My thanks go to the United Arab Emirates and the Swiss Agency for Development and Cooperation for organizing this important event to galvanize action around adopting fresh approaches to raising additional resources for meeting the SDGs.
I have four points.
First, to meet the SDGs, we need to expand the investment frontier to the “last mile”. If growth continues on the same path as in the past, it will not be inclusive – particularly in the LDCs. So our focus is on the local economic space where people, frequently poor people, interact with their local economies. This “last mile” is where available resources for development are scarcest; where market failures are most pronounced; and where benefits from national growth tend to leave significant portions of the population excluded. But it is also in the “last mile” that the SDGs will be achieved; and it is our aim to show that “last mile” finance can generate resources from within, build productive and resilient local economies, and thereby also become not just dynamic beneficiaries of economic growth but also more dynamic contributors to growth.
Last mile finance works for local economies because it relies on strong partnerships between the public and the private spheres. Perceptions among investors of high risk, insufficient returns, and weak accountability at the local level – particularly in LDCs - translates to under-funded local development plans, under-developed and climate-vulnerable infrastructure, and inaccessible financing for poor households, women, and small enterprises.

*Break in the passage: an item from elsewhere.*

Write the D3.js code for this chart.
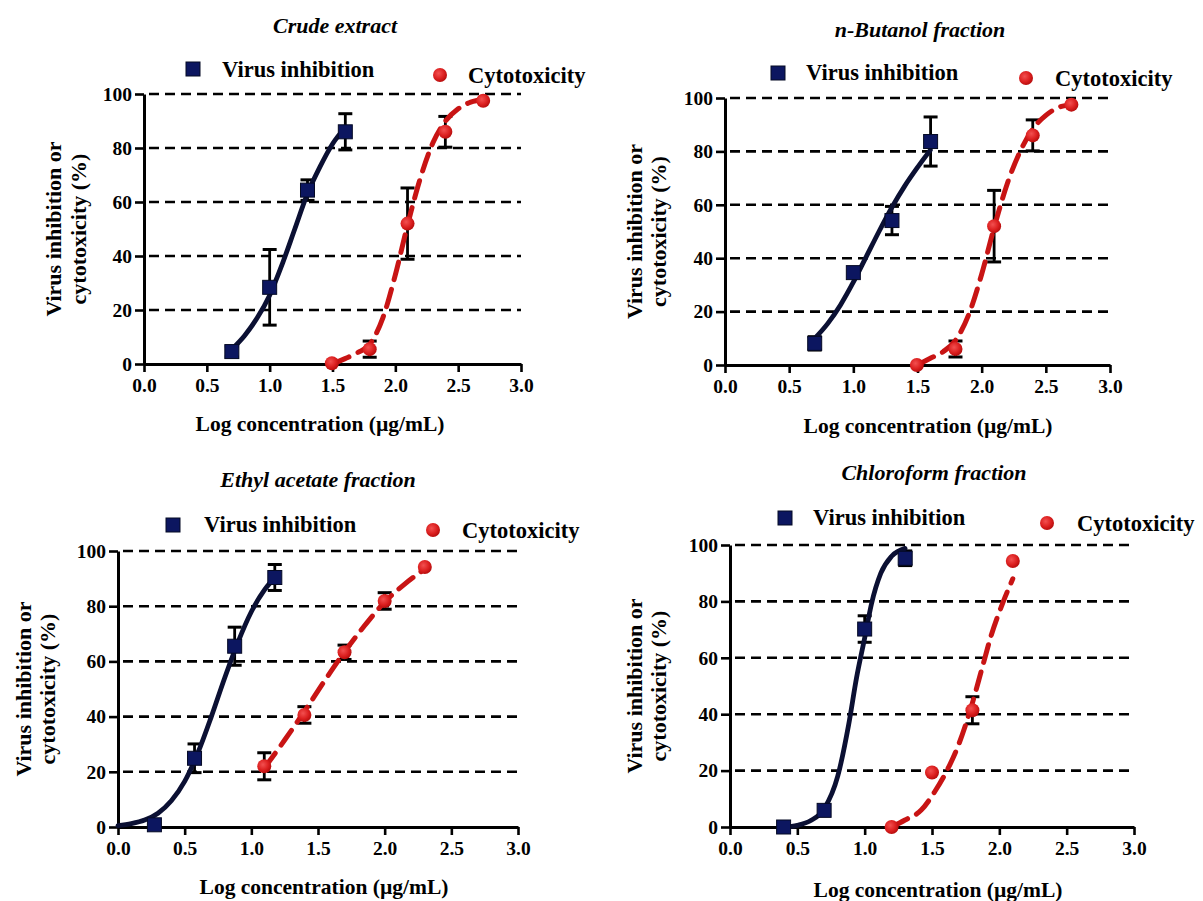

Yet most economies already have resources that, when “unlocked” or activated, can create a virtuous cycle that reinvests domestic finance in sustainable and inclusive growth at the local level.
So second, we have models that show how strong public/private partnership can unlock resources at the local level; where public resources – including ODA – “prime the pump” for private investment.
Relatively small amounts of targeted capital funding can provide a powerful demonstration effect to private investors and larger public sector investors, by de-risking the local economic space and showing how investment in transformational local infrastructure can generate both social and financial returns. De-risking the local investment space crowds-in additional public and private resources that already exist in the economy – such as pension funds and bank liquidity - to invest in the local productive sectors. And local development accelerates SDG achievement and national growth.
Let me use an example from Tanzania. An investment of $250,000 in technical support and seed capital to structure a public / private partnership for hydropower has yielded an investment of $15 million from local banks. Scaled up, an investment of about $6m is expected to yield $100 million in investment from local banks in that country. That dynamic does three things: it creates the capacities to structure public / private partnerships to drive critical investment in productive infrastructure; it boosts overall investor confidence in the potential of investment in the local economic space; and it will serve as the foundation for a national platform for investable projects, with capacities to structure and manage them through public / private partnerships.
This gets resources flowing to secondary cities, peri-urban and rural areas so that pressing demands for modern energy, efficient public transportation, jobs for young people, resilient infrastructure, and basic services can be met.
Seed capital at a rate of around $10 per capita can unlock over ten times that amount in domestic investment in the productive sector. This increases local fiscal space, capital formation and, most significantly, output per capita, through the investments themselves and their multiplier effect. Third, innovative financing models and partnerships can expand access to formal financial services. This promotes entrepreneurship, lifts people out of poverty, raises domestic resources, and supports overall economic development and financial stability.
There are 2 billion unbanked people, most of them women.
With targeted ODA and other public resources, we can help financial service providers reach poor people and businesses with appropriate and responsibly-provided formal financial services.
Such innovative models support growth that comes from savings that already exist, but may be kept under a mattress or in informal savings groups.
Putting these savings into productive circulation in the local economy helps households manage their financial needs and gets small businesses going, creating jobs for young people and women.
To use one example, with an initial core contribution of $5 million, UNCDF mobilized $20 million from the Bill & Melinda Gates Foundation. We invested the funds in private financial service providers from the South, which brought about $100 million of their own equity to fund their expansion in LDCs. After 5 years, they had reached over one million depositors, mobilizing domestic loan and savings balances of nearly $500 million.
Such models overcome market failures by creating incentives for commercial banks to fund the growth of small and medium enterprises. And finally my fourth point: for these kinds of models to have truly transformative impact, they need to be widely supported and taken to scale.
This requires changes in how both public and private actors direct their resources. It requires a greater willingness to localize public finance – ODA, climate finance, and domestic dollars – to build on local capacities and the acceleration effect of local development. It requires a greater tolerance of risk for the initial capital to “prime the pump”; and it requires a commitment to investing “patient capital” that will see returns sometimes over a longer period than typical impact or donor investors currently expect.
The volume of resources needed to drive this kind of transformation is a fraction of what it will cost if we rely solely on traditional “resource transfer” models in pursuit of the SDGs.
It will require investments in those models that incentivize the private sector to increase financial intermediation at the local level – models that de-risk, that crowd in, that assure strong management, audit and accountability.
By supporting innovative financing models, we can reveal markets to domestic and international investors and support transformative change for local economies and poor households in the pursuit of the SDGs.
In this way, together we can help generate the resources needed to improve the lives of those whom the SDGs are designed to serve.